Птицы падают с неба, прерывающиеся голоса зовут нас домой, а юношеские мечты разбиваются о мимолетность жизни в первой новой песне группы The Cure за 16 лет
Алексис Петридис, The Guardian
Как знает каждый поклонник The Cure, альбомы группы находятся где-то на скользящей шкале между двумя крайностями. На одном стороне — альбомы, где Роберт Смит даёт волю своему природному таланту к написанию поп-песен: «The Head on the Door», «Wish», часто критикуемый «Wild Mood Swings». На другой стороне — альбомы, в которых, как можно предположить, Смит видит свою истинную музыкальную наследственность: мрачные исследования экзистенциального отчаяния, с длинными песнями и почти полным отсутствием радиофрендли мелодий, такие как печально известный «Pornography» 1982 года и «Bloodflowers» 2000 года. В мире, где чарты больше не имеют значения для таких групп, как The Cure (их период как надёжных, хотя и эксцентричных хитмейкеров завершился в середине 90-х, что никак не повлияло на их способность собирать стадионы), их первый новый сингл за 16 лет намекает, что грядущий альбом «Songs of a Lost World» скорее относится ко второй категории.

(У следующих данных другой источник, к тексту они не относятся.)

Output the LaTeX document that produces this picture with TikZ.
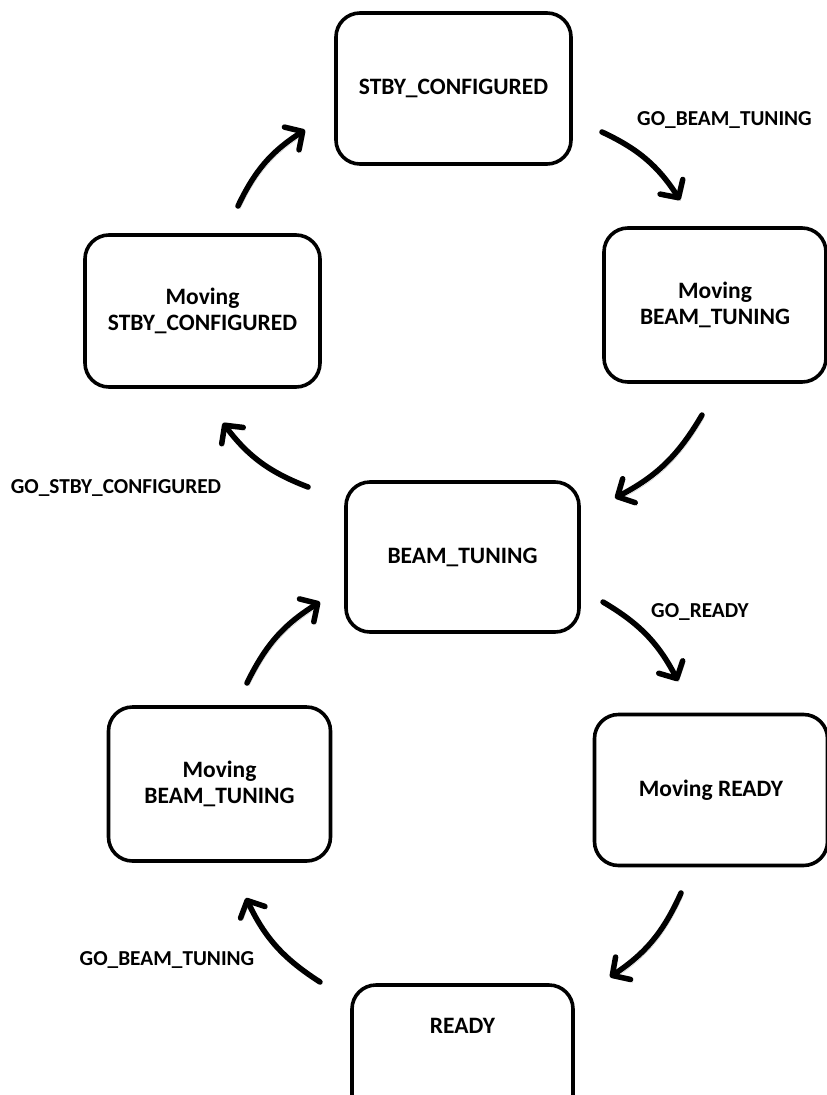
\documentclass[tikz,border=0pt]{standalone}
\usepackage{fontspec}
\setmainfont{Carlito}
\usetikzlibrary{arrows.meta}

\tikzset{
  state/.style={draw, line width=3.6pt, rounded corners=24pt, align=center,
    inner sep=0pt, font=\fontsize{23.5}{26}\selectfont\bfseries},
  flowlabel/.style={font=\fontsize{21.3}{24}\selectfont\bfseries, inner sep=0pt},
  flow/.style={line width=5.5pt, line cap=round,
    -{Straight Barb[length=13pt, width=27pt, line cap=round, line join=round]},
    bend left=16,
    preaction={draw=black!20, transform canvas={xshift=2pt, yshift=-3pt}}},
}

\begin{document}
\begin{tikzpicture}[x=1pt, y=-1pt]
  \useasboundingbox (0,0) rectangle (827,1095);
  \clip (0,0) rectangle (827,1095);

  % states
  \node[state, minimum width=235pt, minimum height=151pt] (stby) at (453.5,88.5) {STBY\_CONFIGURED};
  \node[state, minimum width=222pt, minimum height=154pt] (mvbtR) at (715,305) {Moving\\BEAM\_TUNING};
  \node[state, minimum width=235pt, minimum height=152pt] (mvstby) at (202.5,311) {Moving\\STBY\_CONFIGURED};
  \node[state, minimum width=233pt, minimum height=150pt] (bt) at (462.5,557) {BEAM\_TUNING};
  \node[state, minimum width=233pt, minimum height=151pt] (mvrdy) at (711,790) {Moving READY};
  \node[state, minimum width=222pt, minimum height=154pt] (mvbtL) at (219.5,784) {Moving\\BEAM\_TUNING};
  \node[state, minimum width=221pt, minimum height=150pt,
        label={[state, draw=none, anchor=center, yshift=-43pt]north:READY}] (rdy) at (462.5,1060) {};

  % free ends of the transition arrows
  \coordinate (a1) at (602,132);  \coordinate (b1) at (680,200);
  \coordinate (a2) at (702,415);  \coordinate (b2) at (615,498);
  \coordinate (a3) at (308,487);  \coordinate (b3) at (223,423);
  \coordinate (a4) at (238,206);  \coordinate (b4) at (305,130);
  \coordinate (a5) at (603,602);  \coordinate (b5) at (678,681);
  \coordinate (a6) at (681,893);  \coordinate (b6) at (610,977);
  \coordinate (a7) at (320,982);  \coordinate (b7) at (246,898);
  \coordinate (a8) at (247,683);  \coordinate (b8) at (320,602);

  % transitions
  \draw[flow] (a1) to (b1);
  \draw[flow] (a2) to (b2);
  \draw[flow] (a3) to (b3);
  \draw[flow] (a4) to (b4);
  \draw[flow] (a5) to (b5);
  \draw[flow] (a6) to (b6);
  \draw[flow] (a7) to (b7);
  \draw[flow] (a8) to (b8);

  % transition labels
  \node[flowlabel] (l1) at (724.5,120) {GO\_BEAM\_TUNING};
  \node[flowlabel] (l2) at (116,488) {GO\_STBY\_CONFIGURED};
  \node[flowlabel] (l3) at (700,612) {GO\_READY};
  \node[flowlabel] (l4) at (167,960) {GO\_BEAM\_TUNING};
\end{tikzpicture}
\end{document}
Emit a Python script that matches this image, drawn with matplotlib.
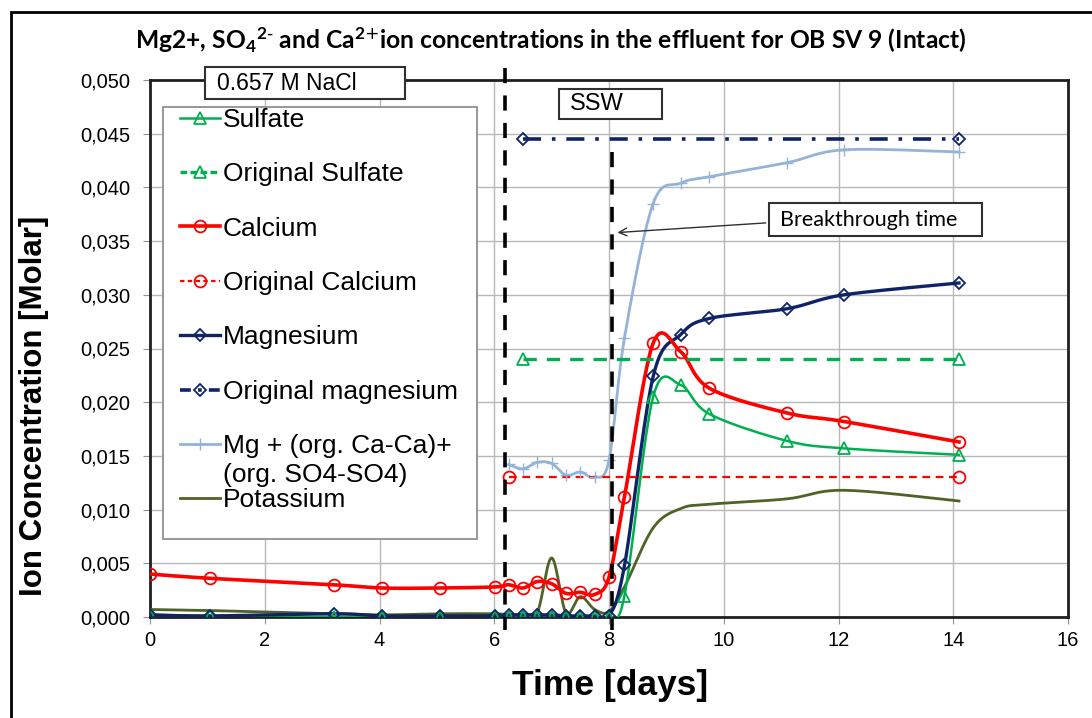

«Alone» длится почти семь минут, и более половины времени занимает длинное инструментальное вступление: это первая композиция на грядущем альбоме, и её структура напоминает «Plainsong», открывающий трек с альбома «Disintegration» 1989 года, самого успешного в карьере группы. В её звуке ощущается намеренная разрозненность: бас Саймона Гэллапа не столько ведёт песню, сколько украшает её искаженными репликами; ледяные синтезаторы и типичная для The Cure гитарная линия то появляются, то исчезают, и бывают моменты, когда кажется, что всё вот-вот развалится. В песне используется красивая, довольно величественная последовательность аккордов — даже в самых мрачных своих произведениях The Cure почти никогда не были лишены мелодичности — но она исполнена в траурном темпе и звучит ещё медленнее из-за ритм-секции, в которой нет хай-хэта, а только удары басового и рабочего барабанов, иногда сопровождаемые катарсическим звоном тарелок. Если говорить о сравнении с прошлым The Cure, то можно вспомнить такие же суровые и аскетичные ударные, как в «Pornography», особенно в песне «Cold».
Когда голос Смита наконец появляется, он поёт строки, которые, кажется, основаны на «Отбросах» (Dregs), произведении поэта Декаданса Эрнеста Доусона 1899 года. Поэзия Доусона уже вдохновляла на написание песен — именно он придумал фразу «дни вина и роз» (и, к слову, «унесённые ветром»), а также его знаменитую строчку «я был верен тебе... по-моему» перефразировали как Коул Портер, так и Моррисси. Но «Отбросы» — это совсем другое: написанное незадолго до его смерти, оно полно призраков, безысходности и смертности. Таким же является и «Alone». Среди образов, заимствованных у Доусона, Смит добавляет намёки на свою собственную смертность: птицы падают с неба, прерывающиеся голоса зовут нас домой, юношеские мечты разбиваются о мимолетность жизни. В свои 65 лет Смит звучит, как человек, которого ужасает мысль о конце жизни: «Куда всё ушло? Куда всё ушло?» — умоляет он в один из трогательных моментов. Его голос почти не изменился с годами, но певец поющий «Alone» сильно отличается от двадцатилетнего Смита, который начинал «One Hundred Years» с нигилистического «не важно, если мы все умрём».
Смит явно имеет личные причины для фиксации на смертности — он рассказывал, как потеря обоих родителей и старшего брата во время длительного создания «Songs for a Lost World» повлияла на материал, и со временем станет ясно, насколько сильно. Но как первый залп, как тизер предстоящего, общая мысль «Alone» для его аудитории, похоже, такова: оставьте надежды все те, кто думает, что лучшая песня The Cure — это «The Lovecats» или «Friday I’m in Love». Но для тех, кто предпочитает The Cure в их самом мрачном и отчаянном обличии — как, вероятно, и сам Смит — «Alone» станет достойной закуской.